Optimization by decoded quantum interferometry

Abstract

Achieving superpolynomial speed-ups for optimization has long been a central goal for quantum algorithms¹. Here we introduce decoded quantum interferometry (DQI), a quantum algorithm that uses the quantum Fourier transform to reduce optimization problems to decoding problems. When approximating optimal polynomial fits over finite fields, DQI achieves a superpolynomial speed-up over known classical algorithms. The speed-up arises because the algebraic structure of the problem is reflected in the decoding problem, which can be solved efficiently. We then investigate whether this approach can achieve a speed-up for optimization problems that lack an algebraic structure but have sparse clauses. These problems reduce to decoding low-density parity-check codes, for which powerful decoders are known^2,3. To test this, we construct a max-XORSAT instance for which DQI finds an approximate optimum substantially faster than general-purpose classical heuristics, such as simulated annealing. Although a tailored classical solver can outperform DQI on this instance, our results establish that combining quantum Fourier transforms with powerful decoding primitives provides a promising new path towards quantum speed-ups for hard optimization problems.
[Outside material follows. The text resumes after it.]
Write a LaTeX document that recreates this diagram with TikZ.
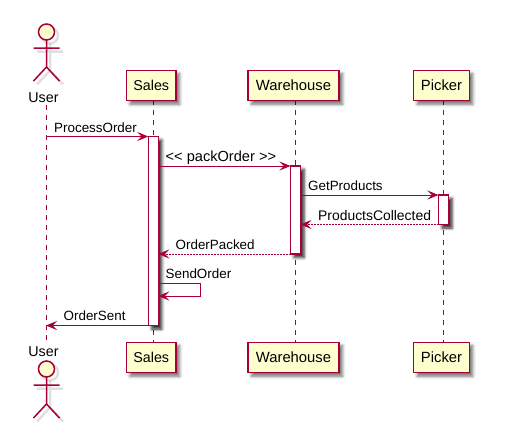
\documentclass[tikz,border=0pt]{standalone}
\usepackage{fontspec}
\setmainfont{Liberation Sans}
\usetikzlibrary{arrows.meta}
\usetikzlibrary{shadows.blur}
\definecolor{uml-red}{HTML}{A80036}
\definecolor{uml-yellow}{HTML}{FEFECE}
\tikzset{
  partbox/.style={draw=uml-red, fill=uml-yellow, line width=1.4pt, inner sep=0pt, outer sep=0pt,
    minimum width=#1, minimum height=30.5pt, font=\fontsize{14.3}{17}\selectfont,
    blur shadow={shadow xshift=3.5pt, shadow yshift=-3.5pt, shadow blur radius=3pt, shadow opacity=55}},
  actbar/.style={draw=uml-red, fill=white, line width=1.1pt, inner sep=0pt, outer sep=0pt,
    minimum width=10pt, minimum height=#1,
    blur shadow={shadow xshift=3.5pt, shadow yshift=-3.5pt, shadow blur radius=3pt, shadow opacity=85}},
  lifeline/.style={uml-red, line width=1pt, dash pattern=on 5pt off 5pt},
  msg/.style={uml-red, line width=1pt, -{Stealth[length=11pt, width=9pt, inset=4.5pt]}},
  reply/.style={msg, dash pattern=on 1.5pt off 1.5pt},
  msglabel/.style={anchor=base west, inner sep=0pt, font=\fontsize{13.4}{16}\selectfont},
  actlabel/.style={anchor=base, inner sep=0pt, font=\fontsize{14.3}{17}\selectfont},
  actorfig/.pic={
    \begin{scope}[shift={(3.5,3.5)}, black, opacity=0.12, line width=2.5pt]
      \draw (0,0) circle (8);
      \draw (0,8) -- (0,35) (-13,16) -- (13,16) (-13,49) -- (0,35) -- (13,49);
    \end{scope}
    \draw[uml-red, line width=1.5pt, fill=uml-yellow] (0,0) circle (8);
    \draw[uml-red, line width=1.5pt] (0,8) -- (0,35) (-13,16) -- (13,16) (-13,49) -- (0,35) -- (13,49);
  }
}
\begin{document}
\begin{tikzpicture}[x=1pt, y=-1pt]
\useasboundingbox (0,0) rectangle (506,447);
% lifelines
\coordinate (usertop) at (46,105);
\coordinate (userbot) at (46,341);
\coordinate (salestop) at (153,100);
\coordinate (salesbot) at (153,342);
\coordinate (housetop) at (295.5,100);
\coordinate (housebot) at (295.5,342);
\coordinate (pickertop) at (443,100);
\coordinate (pickerbot) at (443,342);
\draw[lifeline] (usertop) -- (userbot);
\draw[lifeline] (salestop) -- (salesbot);
\draw[lifeline] (housetop) -- (housebot);
\draw[lifeline] (pickertop) -- (pickerbot);
% participants
\pic at (46.5,32) {actorfig};
\node[actlabel] (usera) at (43.5,102) {User};
\node[partbox=49.5pt] (salesa) at (151.25,85.5) {Sales};
\node[partbox=91pt, font=\fontsize{14.8}{17}\selectfont] (housea) at (293.5,85.5) {Warehouse};
\node[partbox=55.5pt, font=\fontsize{14.8}{17}\selectfont] (pickera) at (441.5,85.5) {Picker};
\node[actlabel] (userb) at (43.5,356) {User};
\pic at (46.5,369) {actorfig};
\node[partbox=49.5pt] (salesb) at (151.25,357.5) {Sales};
\node[partbox=91pt, font=\fontsize{14.8}{17}\selectfont] (houseb) at (293.5,357.5) {Warehouse};
\node[partbox=55.5pt, font=\fontsize{14.8}{17}\selectfont] (pickerb) at (441.5,357.5) {Picker};
% activations
\node[actbar=189pt] (salesbar) at (153.25,231) {};
\node[actbar=88pt] (housebar) at (295.5,210) {};
\node[actbar=29.5pt] (pickerbar) at (443.5,209.75) {};
% messages
\draw[msg] (usertop |- salesbar.north) -- (salesbar.north west);
\node[msglabel] (lblprocess) at (54,132) {ProcessOrder};
\draw[msg] (salesbar.east |- housebar.north) -- (housebar.north west);
\node[msglabel, font=\fontsize{14.6}{17}\selectfont] (lblpack) at (165.5,161.5) {<{}< packOrder >{}>};
\draw[msg] (housebar.east |- pickerbar.north) -- (pickerbar.north west);
\node[msglabel] (lblget) at (308,190.7) {GetProducts};
\draw[reply] (pickerbar.south west) -- (housebar.east |- pickerbar.south);
\node[msglabel, font=\fontsize{13.9}{16}\selectfont] (lblcollected) at (318,220) {ProductsCollected};
\draw[reply] (housebar.south west) -- (salesbar.east |- housebar.south);
\node[msglabel] (lblpacked) at (175.5,249) {OrderPacked};
\coordinate (selfa) at (158.25,283);
\coordinate (selfb) at (158.25,296);
\draw[msg] (selfa) -| (200.5,296) -- (selfb);
\node[msglabel] (lblsend) at (165.5,278.7) {SendOrder};
\draw[msg] (salesbar.south west) -- (userbot |- salesbar.south);
\node[msglabel] (lblsent) at (63.5,320.7) {OrderSent};
\end{tikzpicture}
\end{document}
Fig. 1. Schematic illustration of DQI.

As the initial Dicke state is of weight ℓ, the final polynomial P is of degree ℓ. Here, for simplicity, we take w_ℓ = 1 and w_k = 0 for all k ≠ ℓ. Recycling icon adapted from FreeSVG (https://freesvg.org) under a CC0 1.0 Universal Public Domain licence.

Fig. 2. Illustration of OPI problem.

A stylized example of the OPI problem. For $y_1\in {\mathbb{F}}_p$, the orange set above the point y₁ represents $F_{y_1}$. Both polynomials Q₁(y) and Q₂(y) represent solutions that have a large objective value, as they each intersect all but one set F_y.

Fig. 3. Approximate optima for OPI.

Plot of the expected fraction ⟨s⟩/p of satisfied constraints achieved by DQI with the Berlekamp–Massey decoder and by Prange’s algorithm for the OPI problem in the balanced case r/p = 1/2, as a function of the ratio of variables to constraints n/p. At n/p = 1/10, Prange’s algorithm satisfies a fraction 0.55 of the clauses whereas DQI satisfies $⟨s⟩/p=1/2+\sqrt{19}/20\approx 0.7179$. As a concrete challenge to the classical algorithms community, we propose matching or exceeding this value in polynomial time. In our concrete resource estimation, we consider n/p = 1/2, where OPI achieves $⟨s⟩/p=1/2+\sqrt{3}/4\approx 0.9330$ and Prange’s algorithm achieves 0.75. BM, Berlekamp–Massey decoder.